= Manuel Velazquez =

American anti-boxing activist (1904–1994)

Manuel Velazquez (December 6, 1904 – January 1994) was an American anti-boxing activist who kept meticulous files on boxing-related deaths.

==Early life==
Manuel Velazquez was born in Tampa, Florida. When Velazquez was about 10 years old, he and his family moved to Chicago, Illinois. At 15, he dropped out of school and began work at a railroad roundhouse in Oak Park, Illinois. At 19, he joined the Illinois National Guard, Company F, 131st Infantry. He served from 1924–1925, then moved back to Tampa and worked on a trolley car.

==Association with boxing==
In Tampa, Velazquez befriended middleweight boxer Manuel Quintero and consequently spent significant time in the gym. In 1927, Velazquez moved to New York City and worked on a trolley on Sixth Avenue in Manhattan and then as a conductor on the New York City Subway system. During his time in New York, he befriended boxer and fellow Floridian Pete Nebo.

Nebo retired at 27 and moved to Key West, Florida, where he was arrested in 1938 for assaulting a man who called him "punchy." The court determined that Nebo was mentally incompetent due to boxing injuries, and on September 1 he was involuntarily committed to Florida State Hospital at Chattahoochie.

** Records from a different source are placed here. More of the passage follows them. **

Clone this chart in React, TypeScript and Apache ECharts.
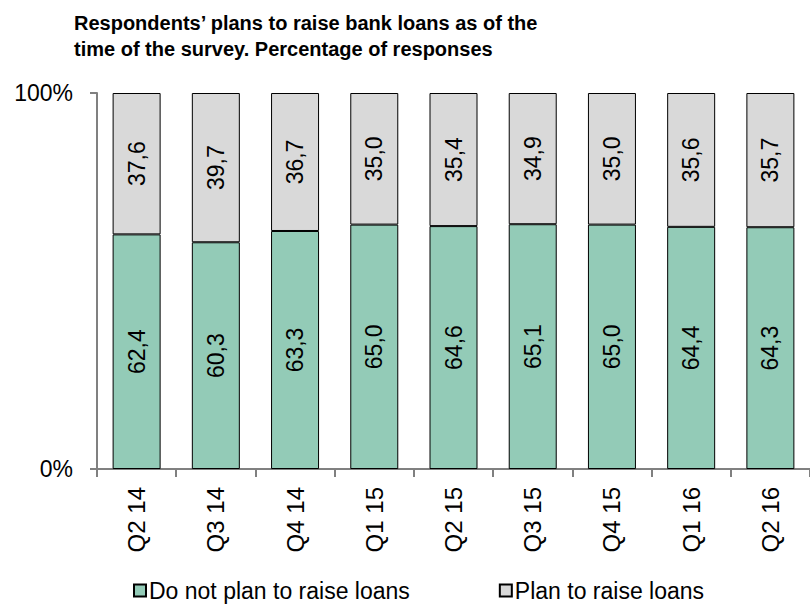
import React, { useEffect, useRef } from "react";
import * as echarts from "echarts";

const categories = ["Q2 14", "Q3 14", "Q4 14", "Q1 15", "Q2 15", "Q3 15", "Q4 15", "Q1 16", "Q2 16"];
const notPlan = [62.4, 60.3, 63.3, 65.0, 64.6, 65.1, 65.0, 64.4, 64.3];
const plan = [37.6, 39.7, 36.7, 35.0, 35.4, 34.9, 35.0, 35.6, 35.7];
const seriesNames = ["Do not plan to raise loans", "Plan to raise loans"];
const titleText = "Respondents\u2019 plans to raise bank loans as of the\ntime of the survey. Percentage of responses";

const FONT = "Liberation Sans, Arial, sans-serif";

export default function App() {
  const ref = useRef<HTMLDivElement>(null);
  useEffect(() => {
    if (!ref.current) return;
    const chart = echarts.init(ref.current, undefined, { renderer: "svg" });
    const labelCfg = {
      show: true,
      position: "inside" as const,
      rotate: 90,
      color: "#000",
      fontSize: 23,
      fontFamily: FONT,
      formatter: (p: any) => Number(p.value).toFixed(1).replace(".", ","),
    };
    chart.setOption({
      animation: false,
      textStyle: { fontFamily: FONT },
      title: {
        text: titleText,
        left: 74,
        top: 10,
        padding: 0,
        textStyle: { fontSize: 20, fontWeight: "bold", color: "#000", fontFamily: FONT, lineHeight: 26 },
      },
      legend: {
        bottom: 2,
        left: 133,
        padding: 0,
        itemWidth: 12,
        itemHeight: 12,
        itemGap: 89,
        icon: "rect",
        textStyle: { fontSize: 23, color: "#000", fontFamily: FONT, padding: [0, 0, 0, -2] },
        data: seriesNames,
      },
      grid: { left: 97, right: -11, top: 93, bottom: 135, containLabel: false },
      xAxis: {
        type: "category",
        data: categories,
        axisLine: { lineStyle: { color: "#808080", width: 2 } },
        axisTick: { show: true, length: 8, lineStyle: { color: "#808080", width: 2 } },
        axisLabel: { rotate: 90, fontSize: 24, color: "#000", margin: 18, fontFamily: FONT },
      },
      yAxis: {
        type: "value",
        min: 0,
        max: 100,
        interval: 100,
        splitLine: { show: false },
        axisLine: { show: true, lineStyle: { color: "#808080", width: 2 } },
        axisTick: { show: true, length: 7, lineStyle: { color: "#808080", width: 2 } },
        axisLabel: { formatter: "{value}%", fontSize: 23, color: "#000", margin: 24, fontFamily: FONT },
      },
      series: [
        {
          name: seriesNames[0],
          type: "bar",
          stack: "total",
          data: notPlan,
          barWidth: 48,
          itemStyle: { color: "#93CBB7", borderColor: "#000", borderWidth: 1 },
          label: labelCfg,
        },
        {
          name: seriesNames[1],
          type: "bar",
          stack: "total",
          data: plan,
          barWidth: 48,
          itemStyle: { color: "#D9D9D9", borderColor: "#000", borderWidth: 1 },
          label: labelCfg,
        },
      ],
    });
    return () => chart.dispose();
  }, []);
  return (
    <div
      ref={ref}
      style={{ position: "fixed", left: 0, top: 0, width: 810, height: 604, background: "#fff" }}
    />
  );
}
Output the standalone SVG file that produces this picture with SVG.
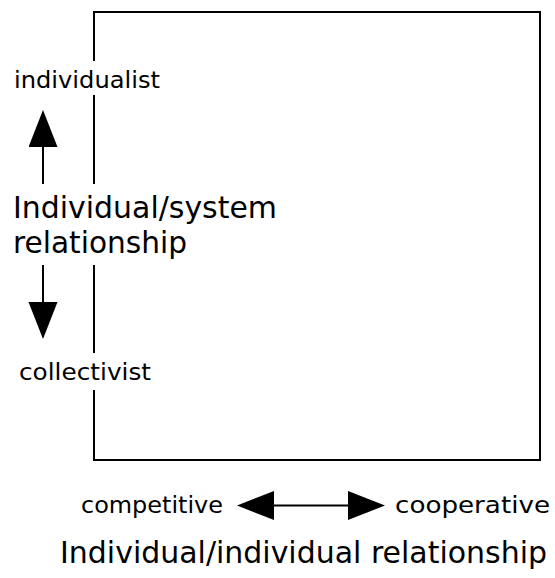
<svg xmlns="http://www.w3.org/2000/svg" width="555" height="578" viewBox="0 0 555 578">
<style>
.lbl{font-family:"DejaVu Sans","Liberation Sans",sans-serif;fill:#000}
.s{font-size:23px}
.l{font-size:31px}
.b{font-size:30px}
.ln{stroke:#000;stroke-width:2;fill:none}
</style>
<defs>
<marker id="ah" markerUnits="userSpaceOnUse" markerWidth="38" markerHeight="30" refX="0" refY="14.5" orient="auto-start-reverse" viewBox="0 0 38 30">
<path d="M0,0 L37,14.5 L0,29 z" fill="#000"/>
</marker>
</defs>
<rect width="555" height="578" fill="#fff"/>
<g id="box">
<path class="ln" d="M94,61 V12 H540 V460 H94 V390 M94,353 V265 M94,184 V95"/>
</g>
<g id="connectors">
<line class="ln" x1="43" y1="184" x2="43" y2="147" marker-end="url(#ah)"/>
<line class="ln" x1="43" y1="265" x2="43" y2="302" marker-end="url(#ah)"/>
<line class="ln" x1="274" y1="505.5" x2="348" y2="505.5" marker-start="url(#ah)" marker-end="url(#ah)"/>
</g>
<g id="individualist"><text class="lbl s" x="14" y="88" textLength="146" lengthAdjust="spacingAndGlyphs">individualist</text></g>
<g id="ind-system"><text class="lbl l" x="13" y="218" textLength="264" lengthAdjust="spacingAndGlyphs">Individual/system</text>
<text class="lbl l" x="13" y="253" textLength="174" lengthAdjust="spacingAndGlyphs">relationship</text></g>
<g id="collectivist"><text class="lbl s" x="19" y="380" textLength="132" lengthAdjust="spacingAndGlyphs">collectivist</text></g>
<g id="competitive"><text class="lbl s" x="81" y="513" textLength="142" lengthAdjust="spacingAndGlyphs">competitive</text></g>
<g id="cooperative"><text class="lbl s" x="395" y="513" textLength="155" lengthAdjust="spacingAndGlyphs">cooperative</text></g>
<g id="ind-ind"><text class="lbl b" x="60" y="563" textLength="487" lengthAdjust="spacingAndGlyphs">Individual/individual relationship</text></g>
</svg>
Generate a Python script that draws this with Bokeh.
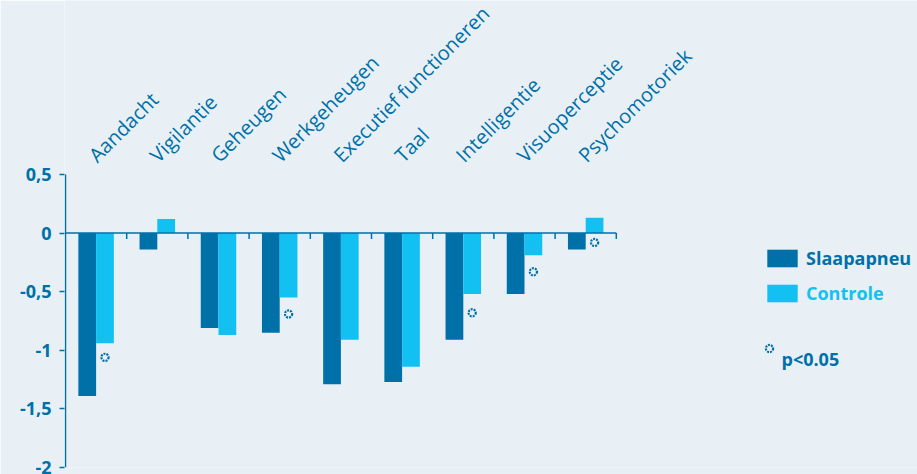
import math
from bokeh.plotting import figure
from bokeh.models import (ColumnDataSource, Range1d, FixedTicker, Label,
                          Legend, LegendItem)
from bokeh.embed import file_html
from bokeh.resources import INLINE
from bokeh.core.properties import value

# ---------------- data ----------------
categories = ["Aandacht", "Vigilantie", "Geheugen", "Werkgeheugen",
              "Executief functioneren", "Taal", "Intelligentie",
              "Visuoperceptie", "Psychomotoriek"]
slaapapneu = [-1.39, -0.14, -0.81, -0.85, -1.29, -1.27, -0.91, -0.52, -0.14]
controle = [-0.94, 0.12, -0.87, -0.55, -0.91, -1.14, -0.52, -0.19, 0.13]
sig_categories = ["Aandacht", "Werkgeheugen", "Intelligentie",
                  "Visuoperceptie", "Psychomotoriek"]
sig_marker_y = [-1.06, -0.69, -0.68, -0.33, -0.08]
y_ticks = [-2.0, -1.5, -1.0, -0.5, 0.0, 0.5]
y_tick_labels = ["-2", "-1,5", "-1", "-0,5", "0", "0,5"]
series_labels = ["Slaapapneu", "Controle"]
sig_label = "p<0.05"

# ---------------- style ----------------
BG = "#E8F0F5"
DARK = "#0070A8"
LIGHT = "#12C1F2"
FONT = "Open Sans"

W, H = 917, 474
BL, BR, BB = 64, 0, 7
frame_w = W - BL - BR
frame_h = H - BB
axis_top_px = 174          # screen y of the top tick (0.5)
cat_px = 61.2
bar_w = 0.29
off = bar_w / 2
n = len(categories)

px_per_unit = (frame_h - axis_top_px) / (y_ticks[-1] - y_ticks[0])
y_end = y_ticks[-1] + axis_top_px / px_per_unit
x_start = -1 / cat_px
x_end = x_start + frame_w / cat_px

p = figure(width=W, height=H, output_backend="svg", toolbar_location=None,
           x_range=Range1d(x_start, x_end), y_range=Range1d(y_ticks[0], y_end),
           x_axis_location=None, min_border_left=BL, min_border_right=BR,
           min_border_top=0, min_border_bottom=BB)
p.background_fill_color = BG
p.border_fill_color = BG
p.outline_line_color = None
p.grid.grid_line_color = None

centers = [i + 0.5 for i in range(n)]
src = ColumnDataSource(dict(
    xd=[c - off for c in centers],
    xl=[c + off for c in centers],
    sa=slaapapneu, co=controle,
))

r_dark = p.vbar(x="xd", top="sa", bottom=0, width=bar_w, source=src,
                fill_color=DARK, line_color=None)
r_light = p.vbar(x="xl", top="co", bottom=0, width=bar_w, source=src,
                 fill_color=LIGHT, line_color=None)

# axis lines (left axis line and zero line) with category boundary ticks
tick_len = 6 / px_per_unit
p.segment(x0=[0], y0=[y_ticks[0]], x1=[0], y1=[y_ticks[-1]],
          line_color=DARK, line_width=1.5)
p.segment(x0=[0], y0=[0], x1=[n], y1=[0], line_color=DARK, line_width=1.5)
p.segment(x0=list(range(1, n + 1)), y0=[0] * n, x1=list(range(1, n + 1)),
          y1=[-tick_len] * n, line_color=DARK, line_width=1.5)

# significance markers
sig_x = [categories.index(c) + 0.5 + off for c in sig_categories]
r_sig = p.scatter(x=sig_x, y=sig_marker_y, marker="circle", size=7.2,
                  fill_color=None, line_color=DARK, line_width=2.2,
                  line_dash=value("2 1"))

# y axis (ticks and labels; its line is drawn above as a segment)
ax = p.yaxis[0]
ax.ticker = FixedTicker(ticks=y_ticks)
ax.major_label_overrides = {t: l for t, l in zip(y_ticks, y_tick_labels)}
ax.axis_line_color = None
ax.major_tick_line_color = DARK
ax.major_tick_line_width = 1.5
ax.major_tick_out = 5
ax.major_tick_in = 0
ax.minor_tick_line_color = None
ax.major_label_standoff = 8
ax.major_label_text_font = FONT
ax.major_label_text_font_size = "18px"
ax.major_label_text_font_style = "bold"
ax.major_label_text_color = DARK

# category labels above the bars
label_y = y_ticks[-1] + 16 / px_per_unit
p.text(x=centers, y=[label_y] * n, text=categories, angle=math.pi / 4,
       x_offset=-4, text_align="left", text_baseline="alphabetic",
       text_font=value(FONT), text_font_size="20px", text_color=DARK)


def mk_legend(item, loc, gw, gh, color, standoff=5):
    lg = Legend(items=[item], location=loc, orientation="vertical",
                glyph_width=gw, glyph_height=gh, label_height=gh,
                padding=0, margin=0, spacing=0, label_standoff=standoff,
                border_line_color=None, background_fill_alpha=0,
                label_text_font=FONT, label_text_font_size="18px",
                label_text_font_style="bold", label_text_color=color)
    p.add_layout(lg)
    return lg


mk_legend(LegendItem(label=series_labels[0], renderers=[r_dark]),
          (699, 197), 38, 22, DARK)
mk_legend(LegendItem(label=series_labels[1], renderers=[r_light]),
          (699, 162), 38, 22, LIGHT)
mk_legend(LegendItem(label=" ", renderers=[r_sig]),
          (696, 110), 18, 18, DARK, standoff=0)
p.add_layout(Label(x=781 - BL, y=frame_h - 358, x_units="screen",
                   y_units="screen", text=sig_label, text_font=FONT,
                   text_font_size="18px", text_font_style="bold",
                   text_color=DARK, text_baseline="alphabetic"))

open("out.html", "w").write(file_html(p, INLINE))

Velazquez subsequently began collecting data on boxing injuries, and as a result of what he learned he began to oppose the sport.

==Later life==
In 1938, he had to quit his subway job due to multiple sclerosis. The disease forced him to use a cane starting in 1939. Still, he continued to work, finding employment in the Federal civil service in 1940. This job took him around the country, including stops in New York City, St. Louis, Missouri, Arlington, Virginia and Fort Benjamin Harrison.

After his retirement in 1959, Velazquez lived in government-subsidized housing in Tampa. Later he moved to Arizona, and finally to Greenville, Illinois where he died at the age of 89.

==Legacy==
Shortly before his death, Velazquez sent his files to Robert W. Smith, who, along with Andrew Guterman, had written an article called "Neurological Sequalae of Boxing," published in the journal Sports Medicine (4 [1987], 194-210). The collection passed to Joseph R. Svinth in the mid-1990s. Svinth maintains an ongoing project called "Death Under the Spotlight: The Manuel Velazquez Boxing Fatality Collection," which documents "Western" boxing deaths since 1741.